The Federal Open Market Committee (FOMC), the Fed's rate-setting body, trimmed the target for the federal funds rate by 25 basis points to a range of 1.75 percent to 2 percent after concluding its two-day policy meeting, following a rate cut in late July that was its first in more than a decade.

Trade policy uncertainty

Despite strong labor market and robust growth in household spending, "business fixed investment and exports have weakened," the FOMC said in a statement.

"On a 12-month basis, overall inflation and inflation for items other than food and energy are running below 2 percent," the central bank's inflation objective, it said.

"The main reasons appear to be slower growth abroad and trade policy developments -- two sources of uncertainty that we have been monitoring all year," Fed Chairman Jerome Powell told reporters at a press conference Wednesday afternoon.

"Trade policy tensions have waxed and waned, and elevated uncertainty is weighing on U.S. investment and exports," said the U.S. central bank chief, who also noted that monetary policy can counteract weakness to some extent, but "there's a piece of this that we really can't address."

"We need to look through what's a pretty volatile situation," said Powell. "That means, not overreacting quickly, it means not underreacting too. That's what we're trying to do."

Bill Dudley, former president of the Federal Reserve Bank of New York, said earlier this month that the central bank needs to be "cautious" that it does not "inadvertently enable the president's trade war with China."

U.S. President Donald Trump again lashed out at the central bank shortly after the rate cut announcement, saying in a tweet that "Jay (Jerome) Powell and the Federal Reserve Fail Again. No 'guts,' no sense, no vision! A terrible communicator!" The president has repeatedly demanded a larger cut.

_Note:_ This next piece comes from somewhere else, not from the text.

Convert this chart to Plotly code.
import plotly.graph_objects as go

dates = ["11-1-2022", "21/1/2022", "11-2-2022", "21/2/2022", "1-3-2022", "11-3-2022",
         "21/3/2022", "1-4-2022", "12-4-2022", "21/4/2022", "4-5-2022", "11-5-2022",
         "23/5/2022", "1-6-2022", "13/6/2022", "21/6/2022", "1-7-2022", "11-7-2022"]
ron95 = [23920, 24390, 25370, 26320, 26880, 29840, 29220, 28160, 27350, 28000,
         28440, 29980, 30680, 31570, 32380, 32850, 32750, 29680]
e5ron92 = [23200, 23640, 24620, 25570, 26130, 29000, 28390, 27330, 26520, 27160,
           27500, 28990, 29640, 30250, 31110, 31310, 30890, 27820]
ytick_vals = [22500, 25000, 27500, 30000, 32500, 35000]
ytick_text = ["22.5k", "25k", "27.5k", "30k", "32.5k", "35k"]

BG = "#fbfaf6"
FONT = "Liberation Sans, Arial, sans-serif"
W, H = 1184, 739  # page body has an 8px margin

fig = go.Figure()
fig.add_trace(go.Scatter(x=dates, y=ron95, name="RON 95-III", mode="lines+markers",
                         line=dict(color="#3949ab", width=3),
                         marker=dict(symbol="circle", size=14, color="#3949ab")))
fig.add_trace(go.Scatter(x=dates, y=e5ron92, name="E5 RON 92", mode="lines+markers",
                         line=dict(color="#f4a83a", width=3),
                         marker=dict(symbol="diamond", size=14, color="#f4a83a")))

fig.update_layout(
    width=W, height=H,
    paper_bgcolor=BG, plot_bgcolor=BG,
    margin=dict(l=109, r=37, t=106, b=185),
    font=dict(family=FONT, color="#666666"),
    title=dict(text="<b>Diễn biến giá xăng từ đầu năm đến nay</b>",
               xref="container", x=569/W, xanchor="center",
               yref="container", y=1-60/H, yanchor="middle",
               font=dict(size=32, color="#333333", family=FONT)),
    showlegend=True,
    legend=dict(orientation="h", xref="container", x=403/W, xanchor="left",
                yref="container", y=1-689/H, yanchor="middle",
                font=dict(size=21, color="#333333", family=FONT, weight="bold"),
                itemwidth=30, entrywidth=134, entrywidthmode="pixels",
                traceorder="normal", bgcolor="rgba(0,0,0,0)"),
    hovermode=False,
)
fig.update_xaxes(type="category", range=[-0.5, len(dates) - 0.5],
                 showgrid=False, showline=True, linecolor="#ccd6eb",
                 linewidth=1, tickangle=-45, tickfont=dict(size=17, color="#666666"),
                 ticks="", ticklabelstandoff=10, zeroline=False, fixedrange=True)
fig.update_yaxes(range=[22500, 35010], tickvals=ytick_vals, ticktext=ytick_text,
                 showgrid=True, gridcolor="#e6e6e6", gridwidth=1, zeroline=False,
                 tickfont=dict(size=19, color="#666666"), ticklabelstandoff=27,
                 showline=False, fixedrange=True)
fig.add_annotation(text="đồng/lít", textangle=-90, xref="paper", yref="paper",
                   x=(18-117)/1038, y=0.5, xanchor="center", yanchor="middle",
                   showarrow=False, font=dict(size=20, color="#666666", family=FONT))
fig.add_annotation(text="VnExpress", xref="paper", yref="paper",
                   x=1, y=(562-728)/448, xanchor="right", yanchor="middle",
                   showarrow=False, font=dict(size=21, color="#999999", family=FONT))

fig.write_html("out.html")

In response to a question regarding Trump's comment, Powell reaffirmed the central bank's independence. "I assure you that my colleagues and I will continue to conduct monetary policy without regard to political considerations. We're going to use our best judgment based on facts, evidence and objective analysis in pursuing our goals," he said.

Growing divide within Fed

Three of the 10 members of the committee voted against the quarter-point rate cut decision, highlighting growing split among monetary policymakers. "The last time we saw three dissenting votes occurred in September 2016," said Diane Swonk, chief economist at Grant Thornton, a major accounting firm.

As in July, Federal Reserve Bank of Boston President Eric Rosengren, and Kansas City Fed President Esther George "preferred" to maintain the target range for the federal funds rate at the previous level. St. Louis Federal Reserve President James Bullard, meanwhile, demanded a larger cut, by 50 basis points.

When asked about how he viewed the divided opinions, Powell said at the press conference that this is difficult judgement, and such divisions are "nothing but healthy."